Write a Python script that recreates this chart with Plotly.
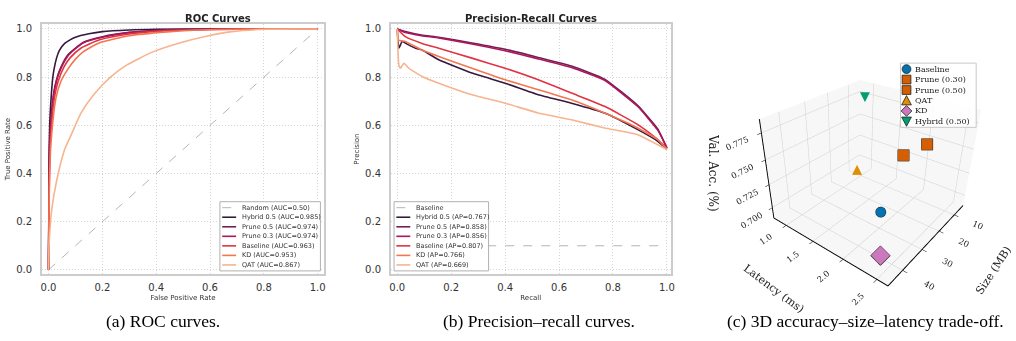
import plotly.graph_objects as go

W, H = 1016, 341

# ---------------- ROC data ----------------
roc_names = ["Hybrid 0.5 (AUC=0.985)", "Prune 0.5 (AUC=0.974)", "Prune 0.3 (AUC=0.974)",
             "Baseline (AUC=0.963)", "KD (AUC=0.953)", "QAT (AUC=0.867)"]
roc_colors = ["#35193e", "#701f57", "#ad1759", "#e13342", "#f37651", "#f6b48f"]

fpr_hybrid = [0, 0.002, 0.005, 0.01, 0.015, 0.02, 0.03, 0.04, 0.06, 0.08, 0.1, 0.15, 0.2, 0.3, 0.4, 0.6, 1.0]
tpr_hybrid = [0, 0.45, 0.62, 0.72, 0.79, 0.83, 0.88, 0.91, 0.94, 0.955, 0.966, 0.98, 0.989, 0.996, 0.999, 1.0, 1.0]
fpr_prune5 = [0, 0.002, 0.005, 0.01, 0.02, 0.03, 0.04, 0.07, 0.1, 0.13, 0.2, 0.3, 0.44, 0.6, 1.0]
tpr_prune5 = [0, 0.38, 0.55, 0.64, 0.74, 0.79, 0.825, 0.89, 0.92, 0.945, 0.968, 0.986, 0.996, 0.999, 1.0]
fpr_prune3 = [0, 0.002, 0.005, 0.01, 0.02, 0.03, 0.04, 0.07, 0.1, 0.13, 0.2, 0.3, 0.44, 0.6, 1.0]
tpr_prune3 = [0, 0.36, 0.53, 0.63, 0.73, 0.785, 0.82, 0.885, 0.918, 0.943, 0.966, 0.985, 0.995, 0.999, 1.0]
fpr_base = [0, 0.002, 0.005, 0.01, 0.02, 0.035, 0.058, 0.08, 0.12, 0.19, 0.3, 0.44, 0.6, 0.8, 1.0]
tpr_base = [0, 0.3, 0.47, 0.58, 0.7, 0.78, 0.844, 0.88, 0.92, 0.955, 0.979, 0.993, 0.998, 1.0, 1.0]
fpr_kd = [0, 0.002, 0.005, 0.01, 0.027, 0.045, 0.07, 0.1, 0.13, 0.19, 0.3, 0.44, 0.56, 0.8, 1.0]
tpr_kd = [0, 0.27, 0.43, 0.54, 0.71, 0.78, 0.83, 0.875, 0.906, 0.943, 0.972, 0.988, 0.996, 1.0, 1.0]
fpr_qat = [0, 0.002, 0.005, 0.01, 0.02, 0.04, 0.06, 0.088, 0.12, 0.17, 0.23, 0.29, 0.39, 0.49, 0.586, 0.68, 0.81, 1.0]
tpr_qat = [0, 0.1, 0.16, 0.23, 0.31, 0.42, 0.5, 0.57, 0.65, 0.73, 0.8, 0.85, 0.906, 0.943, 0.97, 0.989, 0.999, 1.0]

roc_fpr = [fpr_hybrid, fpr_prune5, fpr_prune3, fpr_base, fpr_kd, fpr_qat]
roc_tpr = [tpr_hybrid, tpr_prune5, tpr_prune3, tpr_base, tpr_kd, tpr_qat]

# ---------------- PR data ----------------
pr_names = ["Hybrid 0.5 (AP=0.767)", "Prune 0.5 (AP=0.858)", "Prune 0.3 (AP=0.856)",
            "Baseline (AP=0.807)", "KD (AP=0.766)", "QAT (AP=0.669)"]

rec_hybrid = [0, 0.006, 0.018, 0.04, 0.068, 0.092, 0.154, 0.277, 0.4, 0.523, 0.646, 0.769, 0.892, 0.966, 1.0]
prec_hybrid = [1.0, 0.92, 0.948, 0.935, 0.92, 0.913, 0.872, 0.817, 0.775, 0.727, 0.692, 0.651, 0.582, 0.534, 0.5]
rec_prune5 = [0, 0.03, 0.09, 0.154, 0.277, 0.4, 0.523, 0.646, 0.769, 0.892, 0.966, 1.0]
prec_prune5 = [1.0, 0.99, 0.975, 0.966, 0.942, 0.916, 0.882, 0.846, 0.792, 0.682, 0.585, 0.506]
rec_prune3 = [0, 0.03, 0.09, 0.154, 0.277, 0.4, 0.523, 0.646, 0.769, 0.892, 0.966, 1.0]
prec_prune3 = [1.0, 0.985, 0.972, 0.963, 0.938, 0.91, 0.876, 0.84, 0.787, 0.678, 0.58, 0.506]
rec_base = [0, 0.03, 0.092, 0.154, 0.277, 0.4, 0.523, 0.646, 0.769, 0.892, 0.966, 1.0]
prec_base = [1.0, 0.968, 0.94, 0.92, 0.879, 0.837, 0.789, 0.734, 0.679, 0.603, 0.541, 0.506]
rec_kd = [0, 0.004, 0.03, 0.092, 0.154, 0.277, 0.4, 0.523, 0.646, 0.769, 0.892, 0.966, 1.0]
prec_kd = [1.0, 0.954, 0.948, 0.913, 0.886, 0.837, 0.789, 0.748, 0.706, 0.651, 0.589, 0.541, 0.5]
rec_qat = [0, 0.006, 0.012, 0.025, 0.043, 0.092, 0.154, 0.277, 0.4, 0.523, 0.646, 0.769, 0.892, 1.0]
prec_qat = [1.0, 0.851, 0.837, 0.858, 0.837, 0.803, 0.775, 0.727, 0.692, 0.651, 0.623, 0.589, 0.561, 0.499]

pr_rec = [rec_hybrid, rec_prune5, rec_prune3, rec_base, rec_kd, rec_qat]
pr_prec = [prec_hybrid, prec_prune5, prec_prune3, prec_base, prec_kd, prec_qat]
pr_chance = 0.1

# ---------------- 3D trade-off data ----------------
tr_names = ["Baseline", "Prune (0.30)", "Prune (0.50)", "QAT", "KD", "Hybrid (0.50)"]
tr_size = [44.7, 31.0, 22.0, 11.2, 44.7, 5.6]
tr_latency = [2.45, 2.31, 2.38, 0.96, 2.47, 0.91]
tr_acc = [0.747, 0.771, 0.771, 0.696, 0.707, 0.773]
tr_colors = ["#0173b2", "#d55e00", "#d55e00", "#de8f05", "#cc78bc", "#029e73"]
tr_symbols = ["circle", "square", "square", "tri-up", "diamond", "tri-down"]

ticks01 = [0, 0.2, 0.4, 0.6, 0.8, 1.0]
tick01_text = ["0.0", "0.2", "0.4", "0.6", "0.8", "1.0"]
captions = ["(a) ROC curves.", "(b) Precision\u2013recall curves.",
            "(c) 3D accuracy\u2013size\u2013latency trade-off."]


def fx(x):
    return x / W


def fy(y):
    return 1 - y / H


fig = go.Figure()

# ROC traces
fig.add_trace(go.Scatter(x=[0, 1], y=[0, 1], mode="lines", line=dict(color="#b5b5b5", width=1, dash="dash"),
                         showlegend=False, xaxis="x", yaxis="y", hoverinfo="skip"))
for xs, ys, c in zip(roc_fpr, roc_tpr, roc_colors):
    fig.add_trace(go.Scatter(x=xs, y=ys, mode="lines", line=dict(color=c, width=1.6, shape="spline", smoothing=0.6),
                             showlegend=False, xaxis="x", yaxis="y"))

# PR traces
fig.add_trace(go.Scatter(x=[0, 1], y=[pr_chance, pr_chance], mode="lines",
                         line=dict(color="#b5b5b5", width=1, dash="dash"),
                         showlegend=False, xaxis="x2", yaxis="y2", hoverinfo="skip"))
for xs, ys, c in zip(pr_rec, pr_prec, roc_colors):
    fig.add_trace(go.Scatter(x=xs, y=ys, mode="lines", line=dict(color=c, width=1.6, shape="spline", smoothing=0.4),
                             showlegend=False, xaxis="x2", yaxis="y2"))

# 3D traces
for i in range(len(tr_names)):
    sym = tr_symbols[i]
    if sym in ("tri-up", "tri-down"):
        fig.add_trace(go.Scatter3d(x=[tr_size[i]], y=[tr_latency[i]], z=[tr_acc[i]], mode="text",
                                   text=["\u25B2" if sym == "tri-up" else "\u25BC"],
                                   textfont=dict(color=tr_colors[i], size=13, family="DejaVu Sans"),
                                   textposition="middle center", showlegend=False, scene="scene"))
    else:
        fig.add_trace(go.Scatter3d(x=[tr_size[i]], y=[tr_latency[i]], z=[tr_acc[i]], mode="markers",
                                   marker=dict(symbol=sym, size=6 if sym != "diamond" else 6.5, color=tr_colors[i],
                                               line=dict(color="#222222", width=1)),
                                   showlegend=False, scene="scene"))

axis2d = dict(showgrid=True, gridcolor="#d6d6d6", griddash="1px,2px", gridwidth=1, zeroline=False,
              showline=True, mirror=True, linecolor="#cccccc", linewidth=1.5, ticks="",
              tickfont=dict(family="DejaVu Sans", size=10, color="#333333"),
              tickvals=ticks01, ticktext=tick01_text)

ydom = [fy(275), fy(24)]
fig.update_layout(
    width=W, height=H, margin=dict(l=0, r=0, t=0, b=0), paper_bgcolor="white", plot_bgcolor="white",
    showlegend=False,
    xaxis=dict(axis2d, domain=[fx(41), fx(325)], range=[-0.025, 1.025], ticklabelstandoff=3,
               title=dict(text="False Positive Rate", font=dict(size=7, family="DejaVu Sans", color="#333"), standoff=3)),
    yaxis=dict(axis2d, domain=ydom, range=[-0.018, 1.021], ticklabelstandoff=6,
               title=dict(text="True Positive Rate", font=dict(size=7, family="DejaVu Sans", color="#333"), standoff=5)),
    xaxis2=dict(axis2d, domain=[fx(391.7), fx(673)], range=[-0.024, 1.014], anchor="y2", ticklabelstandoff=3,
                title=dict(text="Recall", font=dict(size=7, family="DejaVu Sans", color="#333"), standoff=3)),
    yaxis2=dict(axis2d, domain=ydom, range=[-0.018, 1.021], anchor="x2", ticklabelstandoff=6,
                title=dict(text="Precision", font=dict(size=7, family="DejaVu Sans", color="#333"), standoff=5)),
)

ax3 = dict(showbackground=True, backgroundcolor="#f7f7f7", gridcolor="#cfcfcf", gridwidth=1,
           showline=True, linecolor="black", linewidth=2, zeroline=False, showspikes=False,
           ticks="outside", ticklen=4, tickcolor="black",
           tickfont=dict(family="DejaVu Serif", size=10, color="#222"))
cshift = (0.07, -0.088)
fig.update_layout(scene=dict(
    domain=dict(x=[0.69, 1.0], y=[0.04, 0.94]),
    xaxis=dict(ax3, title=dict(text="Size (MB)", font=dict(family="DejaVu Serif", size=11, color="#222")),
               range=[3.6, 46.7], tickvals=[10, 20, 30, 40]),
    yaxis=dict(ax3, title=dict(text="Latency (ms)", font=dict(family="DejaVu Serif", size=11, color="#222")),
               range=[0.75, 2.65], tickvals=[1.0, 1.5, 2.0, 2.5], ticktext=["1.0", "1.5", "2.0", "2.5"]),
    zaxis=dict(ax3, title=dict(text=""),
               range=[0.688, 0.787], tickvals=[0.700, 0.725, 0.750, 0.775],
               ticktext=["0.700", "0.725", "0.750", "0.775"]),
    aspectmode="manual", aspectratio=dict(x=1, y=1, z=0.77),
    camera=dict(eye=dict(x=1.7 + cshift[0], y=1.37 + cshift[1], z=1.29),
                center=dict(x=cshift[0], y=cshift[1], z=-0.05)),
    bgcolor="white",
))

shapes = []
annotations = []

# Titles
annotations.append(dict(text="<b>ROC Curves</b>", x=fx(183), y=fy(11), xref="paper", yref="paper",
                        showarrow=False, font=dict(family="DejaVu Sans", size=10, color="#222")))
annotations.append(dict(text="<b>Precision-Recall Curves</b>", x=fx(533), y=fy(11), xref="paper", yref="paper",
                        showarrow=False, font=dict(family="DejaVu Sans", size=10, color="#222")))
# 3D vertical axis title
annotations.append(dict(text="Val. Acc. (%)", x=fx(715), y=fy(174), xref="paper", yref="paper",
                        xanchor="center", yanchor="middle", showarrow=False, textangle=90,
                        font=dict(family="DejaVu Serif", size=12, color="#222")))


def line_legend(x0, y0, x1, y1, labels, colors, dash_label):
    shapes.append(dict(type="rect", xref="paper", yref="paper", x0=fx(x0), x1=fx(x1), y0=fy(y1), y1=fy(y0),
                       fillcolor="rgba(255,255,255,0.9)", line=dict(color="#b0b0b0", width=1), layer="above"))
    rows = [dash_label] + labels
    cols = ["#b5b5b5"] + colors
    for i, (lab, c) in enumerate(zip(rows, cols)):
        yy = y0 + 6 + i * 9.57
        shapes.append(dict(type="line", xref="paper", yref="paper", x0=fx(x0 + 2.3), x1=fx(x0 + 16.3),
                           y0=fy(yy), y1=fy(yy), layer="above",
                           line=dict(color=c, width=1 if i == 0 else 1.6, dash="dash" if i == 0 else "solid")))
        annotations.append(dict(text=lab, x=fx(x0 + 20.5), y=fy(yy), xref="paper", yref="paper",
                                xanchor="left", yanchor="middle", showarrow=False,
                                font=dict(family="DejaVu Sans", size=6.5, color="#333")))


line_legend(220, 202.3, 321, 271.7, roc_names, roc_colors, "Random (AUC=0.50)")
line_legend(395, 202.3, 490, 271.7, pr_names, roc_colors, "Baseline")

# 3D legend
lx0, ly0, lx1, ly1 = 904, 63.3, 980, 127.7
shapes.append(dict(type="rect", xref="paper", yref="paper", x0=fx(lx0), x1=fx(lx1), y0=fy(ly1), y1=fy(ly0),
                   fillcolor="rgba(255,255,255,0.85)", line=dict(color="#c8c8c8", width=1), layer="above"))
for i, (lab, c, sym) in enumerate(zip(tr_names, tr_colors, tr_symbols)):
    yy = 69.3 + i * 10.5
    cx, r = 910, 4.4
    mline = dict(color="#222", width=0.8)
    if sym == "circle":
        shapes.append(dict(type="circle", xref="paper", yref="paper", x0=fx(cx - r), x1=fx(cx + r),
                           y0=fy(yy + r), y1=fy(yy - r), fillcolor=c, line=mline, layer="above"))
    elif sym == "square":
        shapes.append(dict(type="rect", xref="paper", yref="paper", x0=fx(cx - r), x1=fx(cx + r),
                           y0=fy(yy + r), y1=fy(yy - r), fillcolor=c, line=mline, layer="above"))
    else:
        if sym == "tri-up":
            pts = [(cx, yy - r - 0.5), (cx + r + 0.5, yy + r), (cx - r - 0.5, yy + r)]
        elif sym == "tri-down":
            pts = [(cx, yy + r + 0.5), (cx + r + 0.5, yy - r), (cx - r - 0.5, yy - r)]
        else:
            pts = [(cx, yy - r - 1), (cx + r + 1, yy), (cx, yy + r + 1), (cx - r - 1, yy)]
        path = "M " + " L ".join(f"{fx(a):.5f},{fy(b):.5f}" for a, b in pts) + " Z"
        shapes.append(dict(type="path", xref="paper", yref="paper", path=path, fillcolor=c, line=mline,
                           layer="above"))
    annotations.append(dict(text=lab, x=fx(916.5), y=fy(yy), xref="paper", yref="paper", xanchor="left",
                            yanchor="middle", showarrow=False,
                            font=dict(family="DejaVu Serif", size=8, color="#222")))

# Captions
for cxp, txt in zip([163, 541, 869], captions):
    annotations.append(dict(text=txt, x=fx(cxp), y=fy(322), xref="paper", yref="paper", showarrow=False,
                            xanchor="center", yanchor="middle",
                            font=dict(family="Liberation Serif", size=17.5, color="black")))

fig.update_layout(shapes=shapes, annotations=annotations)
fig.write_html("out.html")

┄┄┄┄┄┄┄┄┄┄┄┄┄┄┄┄┄┄┄┄

-- WHAT IS EXPECTED --
From the opening line of the listing above through the line bearing "W, H = 1016, 341", repeat each line exactly. Drop every picture.

-- RESULT OF THIS EXERCISE --
Write a Python script that recreates this chart with Plotly.
import plotly.graph_objects as go

W, H = 1016, 341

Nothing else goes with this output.